Indian drugmaker Ranbaxy, through its Malaysian subsidiary RMSB, has said in a filing with the Bombay Stock Exchange it will invest INR 2.13bn ($35m) into a new facility to manufacture dosage forms including tablets and capsules in Kedah, Malaysia.
“In addition to serving the local market, the new facility will also export products to the ASEAN markets, Middle East, Europe, Sri Lanka, China and other select nations,” said T. Jeyabalan Thangarajah, Managing Director of RMSB.
The Greenfield site has been allocated to the firm following the signing of a letter-of-offer agreement with Government owned industrial park Kulim Hi Tech Park (KHTP), and will employ over 200 people on a 15 acre area of land.
Malaysia has been focusing on attracting foreign pharma manufacturers – especially from India - in recent year by offering incentives and infrastructure, and this new site will be the second in the country for Ranbaxy.

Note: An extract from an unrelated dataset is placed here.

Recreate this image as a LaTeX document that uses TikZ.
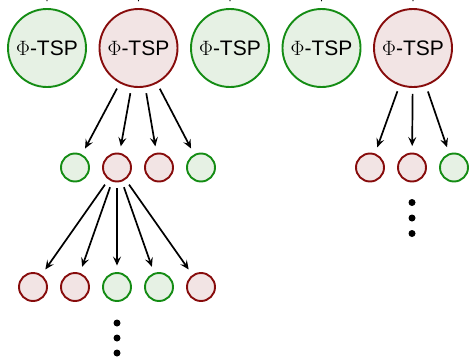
\documentclass[tikz,border=0pt]{standalone}
\usepackage{fontspec}
\setmainfont{Liberation Sans}
\usetikzlibrary{arrows.meta}
\definecolor{gstroke}{RGB}{20,140,20}
\definecolor{gfill}{RGB}{230,241,228}
\definecolor{rstroke}{RGB}{135,12,12}
\definecolor{rfill}{RGB}{242,228,228}
\tikzset{
  big/.style={circle,minimum size=78pt,inner sep=0pt,line width=1.9pt,font=\fontsize{21}{24}\selectfont},
  small/.style={circle,minimum size=28pt,inner sep=0pt,line width=1.9pt},
  gnode/.style={draw=gstroke,fill=gfill},
  rnode/.style={draw=rstroke,fill=rfill},
  arr/.style={-{Stealth[length=9pt,width=8pt,inset=3.5pt]},line width=1.7pt,shorten >=6.5pt,shorten <=6pt},
  dotnode/.style={circle,fill=black,minimum size=7pt,inner sep=0pt}
}
\begin{document}
\begin{tikzpicture}[x=1pt,y=-1pt]
\useasboundingbox (0,0) rectangle (469,359);
\clip (0,0) rectangle (469,359);
% top row
\node[big,gnode] (P1) at (47,48) {$\Phi$-TSP};
\node[big,rnode] (P2) at (138.5,48) {$\Phi$-TSP};
\node[big,gnode] (P3) at (230,48) {$\Phi$-TSP};
\node[big,gnode] (P4) at (321.5,48) {$\Phi$-TSP};
\node[big,rnode] (P5) at (413,48) {$\Phi$-TSP};
% stubs from above
\foreach \i/\x in {1/47,2/138.5,3/230,4/321.5,5/413}{
  \coordinate (T\i) at (\x,-40);
  \draw[arr] (T\i) -- (P\i);
}
% middle row under P2
\node[small,gnode] (A1) at (75,167.5) {};
\node[small,rnode] (A2) at (117,167.5) {};
\node[small,rnode] (A3) at (159,167.5) {};
\node[small,gnode] (A4) at (201,167.5) {};
\foreach \i in {1,...,4}{\draw[arr] (P2) -- (A\i);}
% bottom row under A2
\node[small,rnode] (B1) at (33,287) {};
\node[small,rnode] (B2) at (75,287) {};
\node[small,gnode] (B3) at (117,287) {};
\node[small,gnode] (B4) at (159,287) {};
\node[small,rnode] (B5) at (201,287) {};
\foreach \i in {1,...,5}{\draw[arr] (A2) -- (B\i);}
% right row under P5
\node[small,rnode] (C1) at (370,167.5) {};
\node[small,rnode] (C2) at (412,167.5) {};
\node[small,gnode] (C3) at (454,167.5) {};
\foreach \i in {1,...,3}{\draw[arr] (P5) -- (C\i);}
% dots
\node[dotnode] (d1) at (117,323) {};
\node[dotnode] (d2) at (117,338) {};
\node[dotnode] (d3) at (117,353) {};
\node[dotnode] (e1) at (412,202.5) {};
\node[dotnode] (e2) at (412,218) {};
\node[dotnode] (e3) at (412,233.5) {};
\end{tikzpicture}
\end{document}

Ranbaxy's sales in the region grew to INR 2.1bn ($34m), up 13% for the second quarter 2013.
Results and Remediation
For Q2, 2013, the Indian manufacturers reported a loss of INR 5.24bn ($86m) which fared better than the INR 5.8bn for the same period last year, though operational income was down 18% to INR 26.8bn.
The results also mentioned the INR 1.46bn Ranbaxy agreed to pay during the quarter as the first part of an INR 26.5bn ($500m) settlement the firm agreed to pay the US Food and Drug Administration (FDA) after pleading guilty in May of manufacturing violations and cover-ups.
The total amount was set aside in 2011 when the firm inked a consent decree in order to resolve an import ban imposed by the FDA on 30 products made at two of its plants in India.
Though the firm has said the implementation of the consent decree, signed in January 2012, progressed as planned for the period, Ranbaxy spokesperson Chuck Caprariello told us in May the firm did not know when it will be resolved and is dependent on further FDA inspections at the sites.